Ivan Law, the vice-chairperson of the HA Employees Alliance, pointed out that an app that allows the government to record every place a citizen has been will be controversial, even in a democratic society.

Winnie Yu, the chairperson of the HA Employee Alliance, criticized the government for allowing certain categories of travelers to be exempted from quarantine after entering Hong Kong. As long as the government refuses to completely shut down the border, it is impossible to quench the epidemic from its source. She further pointed out that the social gathering ban and the health code scheme were not epidemic prevention policies, but were in truth political agendas to restrict the citizen's freedom.

=== Catering Industry ===
Gordon Lam, convenor at the Hong Kong Small and Medium Restaurant Federation, criticized the government for having its head in the clouds. Gordon pointed out that if a customer was falsely convinced by his/her health code that he/she was free of the virus, it could lead to a new wave of the epidemic. He alternatively suggested that closing the border was the best measure to combat the epidemic.

=== Information Technology Industry ===
Wong Ho-wa, an Election Committee member representing the IT industry, once expressed his concern that the health code policy will over-collect personal data. There were multiple doubts regarding the policy that the Hong Kong government has not yet cleared up, including the question of how the governments of Hong Kong, Macau, and Guangdong will utilize the data, and if there will be a data retention period. There was also the concern that citizen's data would lose the protection by the Personal Data (Privacy) Ordinance as the data will be transferred to mainland China.
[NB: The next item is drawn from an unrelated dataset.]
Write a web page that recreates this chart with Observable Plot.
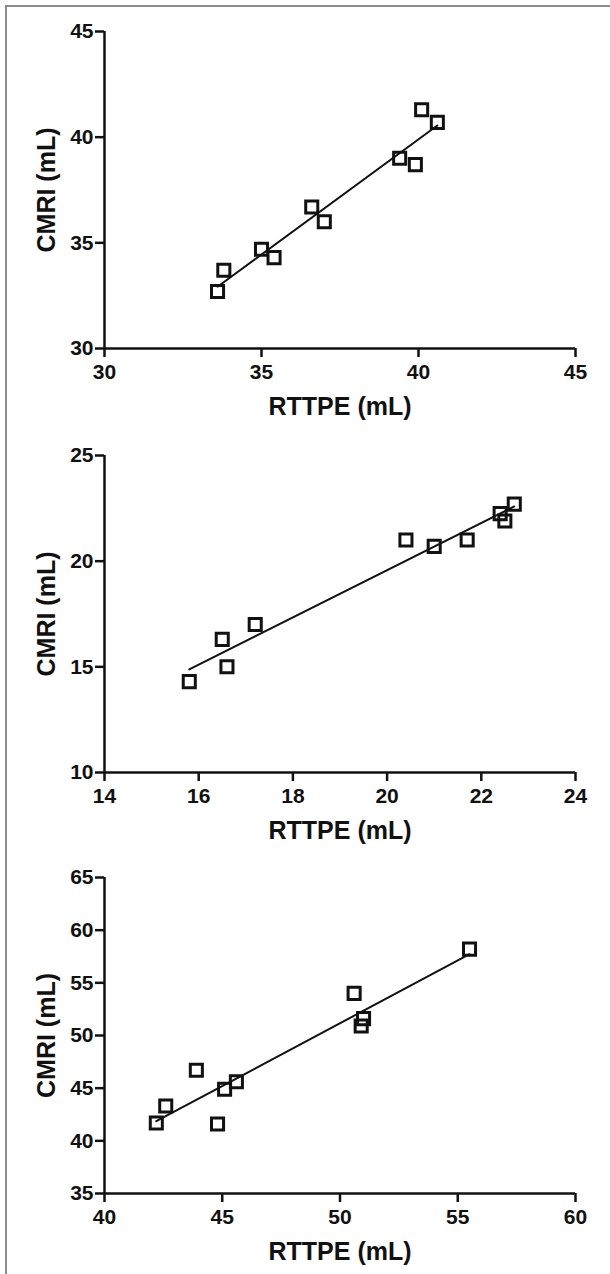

Alex Tang, the chairperson of the Hong Kong Information Technology Workers’ Union, pointed out that the health code scheme will effectively force Hong Kong citizens to transfer their personal data to mainland China.

=== Human rights organizations ===
The director of the Hong Kong Human Rights Monitor Law Yuk Kai pointed out that if the health code policy is implemented in Hong Kong, it will allow the government to classify citizens into different categories and limit some of them from using certain governmental services, effectively implementing a social credit system similar to that in mainland China.